— Exercise directions —
Begin at the top of the entries below and write out every line through the one containing "var lineStep = 32", excluding pictures.

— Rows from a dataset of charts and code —
** begin **

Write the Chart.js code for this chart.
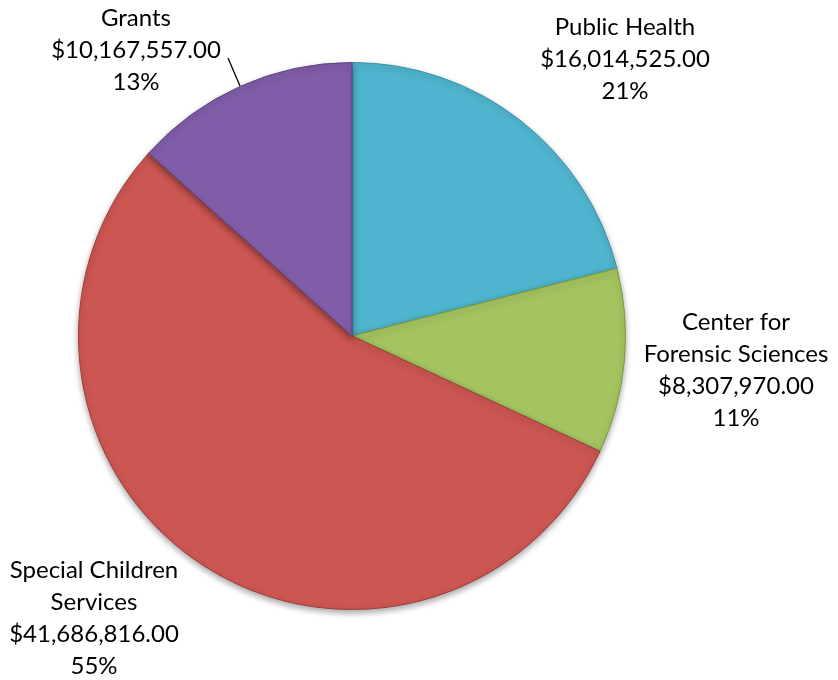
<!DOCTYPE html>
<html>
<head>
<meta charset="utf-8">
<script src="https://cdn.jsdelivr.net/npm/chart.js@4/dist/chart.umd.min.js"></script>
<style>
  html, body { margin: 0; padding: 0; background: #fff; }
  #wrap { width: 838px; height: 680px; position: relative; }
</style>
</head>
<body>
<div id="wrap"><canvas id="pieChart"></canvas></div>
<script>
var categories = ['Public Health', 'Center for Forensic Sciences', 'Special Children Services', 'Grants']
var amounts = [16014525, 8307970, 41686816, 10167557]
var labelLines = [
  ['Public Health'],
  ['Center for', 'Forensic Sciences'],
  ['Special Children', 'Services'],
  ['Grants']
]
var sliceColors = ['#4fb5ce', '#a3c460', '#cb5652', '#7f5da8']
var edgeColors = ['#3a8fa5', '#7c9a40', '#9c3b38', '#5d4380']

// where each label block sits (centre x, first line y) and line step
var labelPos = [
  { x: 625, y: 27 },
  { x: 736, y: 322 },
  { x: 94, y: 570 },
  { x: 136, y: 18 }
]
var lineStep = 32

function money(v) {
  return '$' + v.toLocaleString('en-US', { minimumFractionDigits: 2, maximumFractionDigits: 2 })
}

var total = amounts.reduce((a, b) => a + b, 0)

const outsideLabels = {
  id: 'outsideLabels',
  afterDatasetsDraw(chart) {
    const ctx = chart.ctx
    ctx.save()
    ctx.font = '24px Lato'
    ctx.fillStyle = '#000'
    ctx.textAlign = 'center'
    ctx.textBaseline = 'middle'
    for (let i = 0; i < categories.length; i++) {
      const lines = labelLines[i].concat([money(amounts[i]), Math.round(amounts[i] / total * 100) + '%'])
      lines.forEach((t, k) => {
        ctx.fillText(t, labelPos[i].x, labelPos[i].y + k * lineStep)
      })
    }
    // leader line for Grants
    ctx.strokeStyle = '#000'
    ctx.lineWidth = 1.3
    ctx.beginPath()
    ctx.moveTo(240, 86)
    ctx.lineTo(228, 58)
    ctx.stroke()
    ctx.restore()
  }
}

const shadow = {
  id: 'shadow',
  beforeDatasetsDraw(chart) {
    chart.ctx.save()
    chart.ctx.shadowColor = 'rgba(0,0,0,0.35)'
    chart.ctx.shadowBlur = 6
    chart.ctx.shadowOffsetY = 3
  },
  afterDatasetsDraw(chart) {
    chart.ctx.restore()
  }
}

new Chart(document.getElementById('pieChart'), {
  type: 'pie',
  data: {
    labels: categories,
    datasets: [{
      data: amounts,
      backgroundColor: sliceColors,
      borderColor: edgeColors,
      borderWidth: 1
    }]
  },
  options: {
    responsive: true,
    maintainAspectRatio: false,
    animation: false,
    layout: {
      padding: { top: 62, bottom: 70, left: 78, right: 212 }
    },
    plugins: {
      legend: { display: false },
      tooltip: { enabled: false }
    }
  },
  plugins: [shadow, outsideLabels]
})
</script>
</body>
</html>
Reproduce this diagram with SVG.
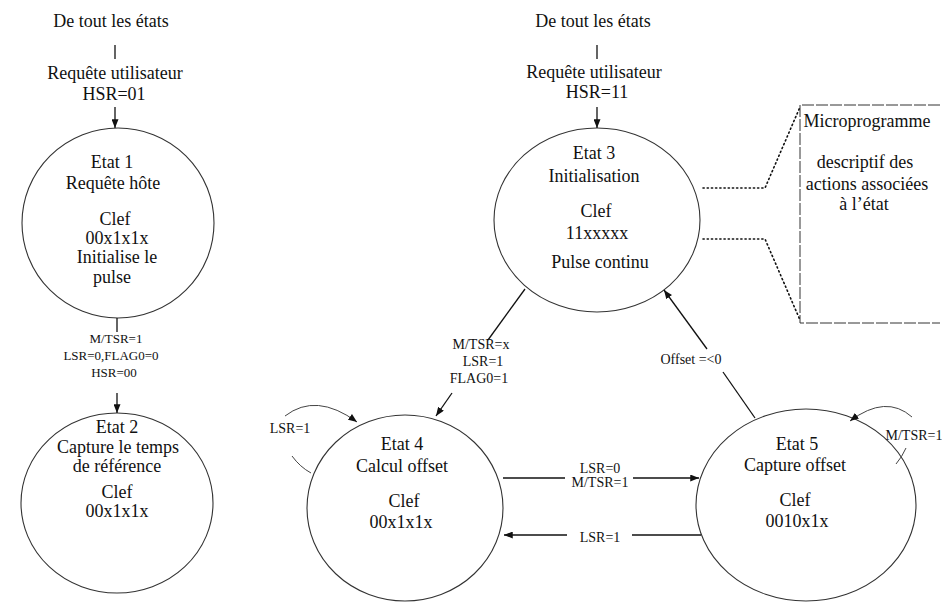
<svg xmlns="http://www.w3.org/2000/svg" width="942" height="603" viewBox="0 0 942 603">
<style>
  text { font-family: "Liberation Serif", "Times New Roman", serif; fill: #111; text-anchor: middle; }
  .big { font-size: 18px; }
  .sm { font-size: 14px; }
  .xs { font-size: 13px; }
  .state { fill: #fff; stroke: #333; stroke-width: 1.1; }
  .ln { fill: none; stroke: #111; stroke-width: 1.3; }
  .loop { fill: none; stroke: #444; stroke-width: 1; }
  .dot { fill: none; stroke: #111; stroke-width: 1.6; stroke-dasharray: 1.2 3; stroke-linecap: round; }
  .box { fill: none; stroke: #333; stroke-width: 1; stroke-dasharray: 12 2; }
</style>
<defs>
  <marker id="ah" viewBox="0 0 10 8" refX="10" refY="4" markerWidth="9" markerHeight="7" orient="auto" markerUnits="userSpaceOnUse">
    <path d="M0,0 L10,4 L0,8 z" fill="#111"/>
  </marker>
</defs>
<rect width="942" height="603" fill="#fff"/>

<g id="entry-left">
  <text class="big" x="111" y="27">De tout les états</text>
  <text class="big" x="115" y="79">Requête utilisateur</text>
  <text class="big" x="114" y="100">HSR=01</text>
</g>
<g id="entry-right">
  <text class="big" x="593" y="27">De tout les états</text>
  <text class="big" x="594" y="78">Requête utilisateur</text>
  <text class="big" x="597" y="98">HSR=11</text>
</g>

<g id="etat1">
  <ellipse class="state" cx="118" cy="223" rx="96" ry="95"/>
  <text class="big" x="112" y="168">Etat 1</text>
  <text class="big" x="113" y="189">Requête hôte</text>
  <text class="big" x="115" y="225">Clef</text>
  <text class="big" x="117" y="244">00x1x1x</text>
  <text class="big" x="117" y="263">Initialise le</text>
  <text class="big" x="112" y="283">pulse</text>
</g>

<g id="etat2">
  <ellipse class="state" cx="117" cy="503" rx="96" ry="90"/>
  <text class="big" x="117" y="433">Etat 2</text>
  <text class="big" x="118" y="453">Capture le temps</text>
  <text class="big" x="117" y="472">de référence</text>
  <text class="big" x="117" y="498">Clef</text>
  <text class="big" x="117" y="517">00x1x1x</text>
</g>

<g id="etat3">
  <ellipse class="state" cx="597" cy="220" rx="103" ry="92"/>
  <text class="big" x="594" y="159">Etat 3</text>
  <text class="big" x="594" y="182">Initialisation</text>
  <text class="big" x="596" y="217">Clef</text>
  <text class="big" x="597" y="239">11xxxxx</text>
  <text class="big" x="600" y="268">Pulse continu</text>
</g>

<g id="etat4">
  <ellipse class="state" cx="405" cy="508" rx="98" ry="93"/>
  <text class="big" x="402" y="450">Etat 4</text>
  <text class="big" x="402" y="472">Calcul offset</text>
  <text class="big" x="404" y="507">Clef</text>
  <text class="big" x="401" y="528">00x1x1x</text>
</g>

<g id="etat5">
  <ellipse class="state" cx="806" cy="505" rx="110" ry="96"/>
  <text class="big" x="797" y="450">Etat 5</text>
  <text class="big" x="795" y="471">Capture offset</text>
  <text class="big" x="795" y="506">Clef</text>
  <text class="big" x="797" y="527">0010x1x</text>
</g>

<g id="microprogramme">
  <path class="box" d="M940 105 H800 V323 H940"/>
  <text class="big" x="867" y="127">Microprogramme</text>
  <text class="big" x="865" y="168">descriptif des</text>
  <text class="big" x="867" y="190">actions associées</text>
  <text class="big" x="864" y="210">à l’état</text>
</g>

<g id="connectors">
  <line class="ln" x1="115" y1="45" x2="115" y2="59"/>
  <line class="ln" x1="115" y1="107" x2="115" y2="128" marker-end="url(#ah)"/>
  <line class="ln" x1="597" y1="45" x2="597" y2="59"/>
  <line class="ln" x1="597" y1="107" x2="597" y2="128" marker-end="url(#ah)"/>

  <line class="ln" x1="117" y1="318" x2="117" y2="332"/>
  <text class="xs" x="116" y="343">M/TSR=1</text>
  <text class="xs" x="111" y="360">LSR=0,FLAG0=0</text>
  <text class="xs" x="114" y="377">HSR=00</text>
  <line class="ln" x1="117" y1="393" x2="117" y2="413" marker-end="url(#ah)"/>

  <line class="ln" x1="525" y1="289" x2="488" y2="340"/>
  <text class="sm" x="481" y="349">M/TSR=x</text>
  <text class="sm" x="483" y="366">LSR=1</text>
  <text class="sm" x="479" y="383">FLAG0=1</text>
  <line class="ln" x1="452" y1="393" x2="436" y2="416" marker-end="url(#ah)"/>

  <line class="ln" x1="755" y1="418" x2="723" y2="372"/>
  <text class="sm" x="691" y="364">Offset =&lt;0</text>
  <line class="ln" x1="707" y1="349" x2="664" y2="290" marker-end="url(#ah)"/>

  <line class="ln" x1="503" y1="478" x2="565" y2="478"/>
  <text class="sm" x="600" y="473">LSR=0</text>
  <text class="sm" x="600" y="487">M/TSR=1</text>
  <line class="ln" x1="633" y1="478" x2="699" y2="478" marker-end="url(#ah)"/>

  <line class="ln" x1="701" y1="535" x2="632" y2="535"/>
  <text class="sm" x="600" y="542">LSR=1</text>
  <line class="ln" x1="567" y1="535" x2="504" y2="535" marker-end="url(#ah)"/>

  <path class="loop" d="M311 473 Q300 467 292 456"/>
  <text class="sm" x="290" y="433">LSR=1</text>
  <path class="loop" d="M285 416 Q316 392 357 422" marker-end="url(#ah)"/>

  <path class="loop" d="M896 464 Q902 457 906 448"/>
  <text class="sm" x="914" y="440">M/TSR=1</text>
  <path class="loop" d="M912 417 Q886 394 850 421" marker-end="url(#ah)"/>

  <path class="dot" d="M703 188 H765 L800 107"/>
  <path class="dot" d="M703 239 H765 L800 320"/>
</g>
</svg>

** end **

— Full solution —
Write the Chart.js code for this chart.
<!DOCTYPE html>
<html>
<head>
<meta charset="utf-8">
<script src="https://cdn.jsdelivr.net/npm/chart.js@4/dist/chart.umd.min.js"></script>
<style>
  html, body { margin: 0; padding: 0; background: #fff; }
  #wrap { width: 838px; height: 680px; position: relative; }
</style>
</head>
<body>
<div id="wrap"><canvas id="pieChart"></canvas></div>
<script>
var categories = ['Public Health', 'Center for Forensic Sciences', 'Special Children Services', 'Grants']
var amounts = [16014525, 8307970, 41686816, 10167557]
var labelLines = [
  ['Public Health'],
  ['Center for', 'Forensic Sciences'],
  ['Special Children', 'Services'],
  ['Grants']
]
var sliceColors = ['#4fb5ce', '#a3c460', '#cb5652', '#7f5da8']
var edgeColors = ['#3a8fa5', '#7c9a40', '#9c3b38', '#5d4380']

// where each label block sits (centre x, first line y) and line step
var labelPos = [
  { x: 625, y: 27 },
  { x: 736, y: 322 },
  { x: 94, y: 570 },
  { x: 136, y: 18 }
]
var lineStep = 32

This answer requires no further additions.